=== Provided data ===
+++

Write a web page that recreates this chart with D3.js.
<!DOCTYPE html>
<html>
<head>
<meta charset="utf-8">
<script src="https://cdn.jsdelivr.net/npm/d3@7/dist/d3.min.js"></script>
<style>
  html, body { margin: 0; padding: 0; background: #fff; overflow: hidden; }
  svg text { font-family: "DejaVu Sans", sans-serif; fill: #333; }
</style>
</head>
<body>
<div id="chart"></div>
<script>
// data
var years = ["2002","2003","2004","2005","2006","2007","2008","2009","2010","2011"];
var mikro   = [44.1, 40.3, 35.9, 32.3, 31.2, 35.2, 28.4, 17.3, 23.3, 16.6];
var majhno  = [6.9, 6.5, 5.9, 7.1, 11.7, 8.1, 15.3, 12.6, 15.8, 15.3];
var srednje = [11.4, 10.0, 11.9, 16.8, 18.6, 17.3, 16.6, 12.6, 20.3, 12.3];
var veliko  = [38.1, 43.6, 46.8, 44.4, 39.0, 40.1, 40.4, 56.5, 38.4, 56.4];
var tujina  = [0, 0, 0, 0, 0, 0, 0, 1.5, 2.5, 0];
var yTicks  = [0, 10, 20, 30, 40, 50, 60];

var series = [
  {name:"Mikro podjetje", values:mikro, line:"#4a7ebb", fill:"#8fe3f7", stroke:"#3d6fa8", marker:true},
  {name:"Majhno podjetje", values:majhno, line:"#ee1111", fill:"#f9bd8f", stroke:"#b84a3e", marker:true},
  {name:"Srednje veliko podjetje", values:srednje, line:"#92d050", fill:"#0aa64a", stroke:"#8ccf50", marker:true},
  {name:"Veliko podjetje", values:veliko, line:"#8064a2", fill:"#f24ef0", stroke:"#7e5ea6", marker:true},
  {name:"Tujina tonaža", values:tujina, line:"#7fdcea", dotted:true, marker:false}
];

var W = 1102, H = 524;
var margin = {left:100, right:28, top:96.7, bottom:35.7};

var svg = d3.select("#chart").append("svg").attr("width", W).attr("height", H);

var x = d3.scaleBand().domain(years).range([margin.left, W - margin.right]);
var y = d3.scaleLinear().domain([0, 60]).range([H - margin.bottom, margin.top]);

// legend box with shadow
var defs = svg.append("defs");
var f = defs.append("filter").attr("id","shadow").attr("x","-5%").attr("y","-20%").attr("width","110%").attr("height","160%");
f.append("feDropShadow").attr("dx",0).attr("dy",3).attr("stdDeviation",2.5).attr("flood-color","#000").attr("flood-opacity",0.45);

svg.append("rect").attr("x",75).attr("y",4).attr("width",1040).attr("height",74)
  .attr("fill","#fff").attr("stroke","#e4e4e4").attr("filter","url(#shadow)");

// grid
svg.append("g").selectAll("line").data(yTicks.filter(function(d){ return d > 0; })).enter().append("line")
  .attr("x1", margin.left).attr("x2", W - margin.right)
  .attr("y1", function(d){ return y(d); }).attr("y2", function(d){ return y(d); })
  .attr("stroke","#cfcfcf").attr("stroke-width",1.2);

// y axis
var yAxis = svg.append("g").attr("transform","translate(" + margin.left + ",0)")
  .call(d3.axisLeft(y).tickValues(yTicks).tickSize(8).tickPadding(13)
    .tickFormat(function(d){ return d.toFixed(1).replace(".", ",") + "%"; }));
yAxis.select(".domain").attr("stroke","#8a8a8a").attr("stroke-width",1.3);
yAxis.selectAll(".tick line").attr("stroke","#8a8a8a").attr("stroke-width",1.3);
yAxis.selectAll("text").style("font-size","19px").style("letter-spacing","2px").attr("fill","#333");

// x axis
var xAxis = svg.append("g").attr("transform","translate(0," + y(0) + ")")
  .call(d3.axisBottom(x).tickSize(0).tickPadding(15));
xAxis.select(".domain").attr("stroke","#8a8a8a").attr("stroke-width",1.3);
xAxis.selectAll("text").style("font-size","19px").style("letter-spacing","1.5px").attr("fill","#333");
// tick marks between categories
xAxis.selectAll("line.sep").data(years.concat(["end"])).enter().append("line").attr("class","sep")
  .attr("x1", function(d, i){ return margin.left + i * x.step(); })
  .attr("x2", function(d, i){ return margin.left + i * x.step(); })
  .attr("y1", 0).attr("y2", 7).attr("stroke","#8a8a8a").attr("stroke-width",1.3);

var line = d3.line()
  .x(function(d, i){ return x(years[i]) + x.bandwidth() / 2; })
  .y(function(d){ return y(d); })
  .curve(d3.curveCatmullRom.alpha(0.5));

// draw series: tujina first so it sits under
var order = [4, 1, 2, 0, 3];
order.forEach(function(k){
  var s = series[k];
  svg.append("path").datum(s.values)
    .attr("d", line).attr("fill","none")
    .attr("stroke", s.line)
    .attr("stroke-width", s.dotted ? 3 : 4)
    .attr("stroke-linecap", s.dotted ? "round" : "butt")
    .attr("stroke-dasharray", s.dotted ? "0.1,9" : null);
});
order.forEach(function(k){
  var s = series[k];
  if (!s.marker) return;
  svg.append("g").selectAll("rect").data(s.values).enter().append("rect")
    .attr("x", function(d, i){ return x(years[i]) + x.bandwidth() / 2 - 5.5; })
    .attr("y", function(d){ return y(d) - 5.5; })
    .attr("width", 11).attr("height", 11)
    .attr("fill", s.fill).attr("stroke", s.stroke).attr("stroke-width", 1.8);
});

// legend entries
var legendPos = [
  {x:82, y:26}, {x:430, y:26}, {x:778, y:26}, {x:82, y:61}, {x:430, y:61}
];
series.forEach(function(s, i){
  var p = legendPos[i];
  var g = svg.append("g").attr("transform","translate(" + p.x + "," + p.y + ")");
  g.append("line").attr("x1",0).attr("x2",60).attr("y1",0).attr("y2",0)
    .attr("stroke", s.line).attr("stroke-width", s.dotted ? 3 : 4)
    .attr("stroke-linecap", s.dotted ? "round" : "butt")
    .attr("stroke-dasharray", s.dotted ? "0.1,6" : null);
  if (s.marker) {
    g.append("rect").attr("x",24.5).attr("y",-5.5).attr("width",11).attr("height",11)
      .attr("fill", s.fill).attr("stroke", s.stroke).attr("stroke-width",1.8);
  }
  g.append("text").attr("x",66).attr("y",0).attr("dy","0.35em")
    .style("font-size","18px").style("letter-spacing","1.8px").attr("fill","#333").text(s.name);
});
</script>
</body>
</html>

+++

Each line of the listing above should be output exactly.

Write a web page that recreates this chart with D3.js.
<!DOCTYPE html>
<html>
<head>
<meta charset="utf-8">
<script src="https://cdn.jsdelivr.net/npm/d3@7/dist/d3.min.js"></script>
<style>
  html, body { margin: 0; padding: 0; background: #fff; overflow: hidden; }
  svg text { font-family: "DejaVu Sans", sans-serif; fill: #333; }
</style>
</head>
<body>
<div id="chart"></div>
<script>
// data
var years = ["2002","2003","2004","2005","2006","2007","2008","2009","2010","2011"];
var mikro   = [44.1, 40.3, 35.9, 32.3, 31.2, 35.2, 28.4, 17.3, 23.3, 16.6];
var majhno  = [6.9, 6.5, 5.9, 7.1, 11.7, 8.1, 15.3, 12.6, 15.8, 15.3];
var srednje = [11.4, 10.0, 11.9, 16.8, 18.6, 17.3, 16.6, 12.6, 20.3, 12.3];
var veliko  = [38.1, 43.6, 46.8, 44.4, 39.0, 40.1, 40.4, 56.5, 38.4, 56.4];
var tujina  = [0, 0, 0, 0, 0, 0, 0, 1.5, 2.5, 0];
var yTicks  = [0, 10, 20, 30, 40, 50, 60];

var series = [
  {name:"Mikro podjetje", values:mikro, line:"#4a7ebb", fill:"#8fe3f7", stroke:"#3d6fa8", marker:true},
  {name:"Majhno podjetje", values:majhno, line:"#ee1111", fill:"#f9bd8f", stroke:"#b84a3e", marker:true},
  {name:"Srednje veliko podjetje", values:srednje, line:"#92d050", fill:"#0aa64a", stroke:"#8ccf50", marker:true},
  {name:"Veliko podjetje", values:veliko, line:"#8064a2", fill:"#f24ef0", stroke:"#7e5ea6", marker:true},
  {name:"Tujina tonaža", values:tujina, line:"#7fdcea", dotted:true, marker:false}
];

var W = 1102, H = 524;
var margin = {left:100, right:28, top:96.7, bottom:35.7};

var svg = d3.select("#chart").append("svg").attr("width", W).attr("height", H);

var x = d3.scaleBand().domain(years).range([margin.left, W - margin.right]);
var y = d3.scaleLinear().domain([0, 60]).range([H - margin.bottom, margin.top]);

// legend box with shadow
var defs = svg.append("defs");
var f = defs.append("filter").attr("id","shadow").attr("x","-5%").attr("y","-20%").attr("width","110%").attr("height","160%");
f.append("feDropShadow").attr("dx",0).attr("dy",3).attr("stdDeviation",2.5).attr("flood-color","#000").attr("flood-opacity",0.45);

svg.append("rect").attr("x",75).attr("y",4).attr("width",1040).attr("height",74)
  .attr("fill","#fff").attr("stroke","#e4e4e4").attr("filter","url(#shadow)");

// grid
svg.append("g").selectAll("line").data(yTicks.filter(function(d){ return d > 0; })).enter().append("line")
  .attr("x1", margin.left).attr("x2", W - margin.right)
  .attr("y1", function(d){ return y(d); }).attr("y2", function(d){ return y(d); })
  .attr("stroke","#cfcfcf").attr("stroke-width",1.2);

// y axis
var yAxis = svg.append("g").attr("transform","translate(" + margin.left + ",0)")
  .call(d3.axisLeft(y).tickValues(yTicks).tickSize(8).tickPadding(13)
    .tickFormat(function(d){ return d.toFixed(1).replace(".", ",") + "%"; }));
yAxis.select(".domain").attr("stroke","#8a8a8a").attr("stroke-width",1.3);
yAxis.selectAll(".tick line").attr("stroke","#8a8a8a").attr("stroke-width",1.3);
yAxis.selectAll("text").style("font-size","19px").style("letter-spacing","2px").attr("fill","#333");

// x axis
var xAxis = svg.append("g").attr("transform","translate(0," + y(0) + ")")
  .call(d3.axisBottom(x).tickSize(0).tickPadding(15));
xAxis.select(".domain").attr("stroke","#8a8a8a").attr("stroke-width",1.3);
xAxis.selectAll("text").style("font-size","19px").style("letter-spacing","1.5px").attr("fill","#333");
// tick marks between categories
xAxis.selectAll("line.sep").data(years.concat(["end"])).enter().append("line").attr("class","sep")
  .attr("x1", function(d, i){ return margin.left + i * x.step(); })
  .attr("x2", function(d, i){ return margin.left + i * x.step(); })
  .attr("y1", 0).attr("y2", 7).attr("stroke","#8a8a8a").attr("stroke-width",1.3);

var line = d3.line()
  .x(function(d, i){ return x(years[i]) + x.bandwidth() / 2; })
  .y(function(d){ return y(d); })
  .curve(d3.curveCatmullRom.alpha(0.5));

// draw series: tujina first so it sits under
var order = [4, 1, 2, 0, 3];
order.forEach(function(k){
  var s = series[k];
  svg.append("path").datum(s.values)
    .attr("d", line).attr("fill","none")
    .attr("stroke", s.line)
    .attr("stroke-width", s.dotted ? 3 : 4)
    .attr("stroke-linecap", s.dotted ? "round" : "butt")
    .attr("stroke-dasharray", s.dotted ? "0.1,9" : null);
});
order.forEach(function(k){
  var s = series[k];
  if (!s.marker) return;
  svg.append("g").selectAll("rect").data(s.values).enter().append("rect")
    .attr("x", function(d, i){ return x(years[i]) + x.bandwidth() / 2 - 5.5; })
    .attr("y", function(d){ return y(d) - 5.5; })
    .attr("width", 11).attr("height", 11)
    .attr("fill", s.fill).attr("stroke", s.stroke).attr("stroke-width", 1.8);
});

// legend entries
var legendPos = [
  {x:82, y:26}, {x:430, y:26}, {x:778, y:26}, {x:82, y:61}, {x:430, y:61}
];
series.forEach(function(s, i){
  var p = legendPos[i];
  var g = svg.append("g").attr("transform","translate(" + p.x + "," + p.y + ")");
  g.append("line").attr("x1",0).attr("x2",60).attr("y1",0).attr("y2",0)
    .attr("stroke", s.line).attr("stroke-width", s.dotted ? 3 : 4)
    .attr("stroke-linecap", s.dotted ? "round" : "butt")
    .attr("stroke-dasharray", s.dotted ? "0.1,6" : null);
  if (s.marker) {
    g.append("rect").attr("x",24.5).attr("y",-5.5).attr("width",11).attr("height",11)
      .attr("fill", s.fill).attr("stroke", s.stroke).attr("stroke-width",1.8);
  }
  g.append("text").attr("x",66).attr("y",0).attr("dy","0.35em")
    .style("font-size","18px").style("letter-spacing","1.8px").attr("fill","#333").text(s.name);
});
</script>
</body>
</html>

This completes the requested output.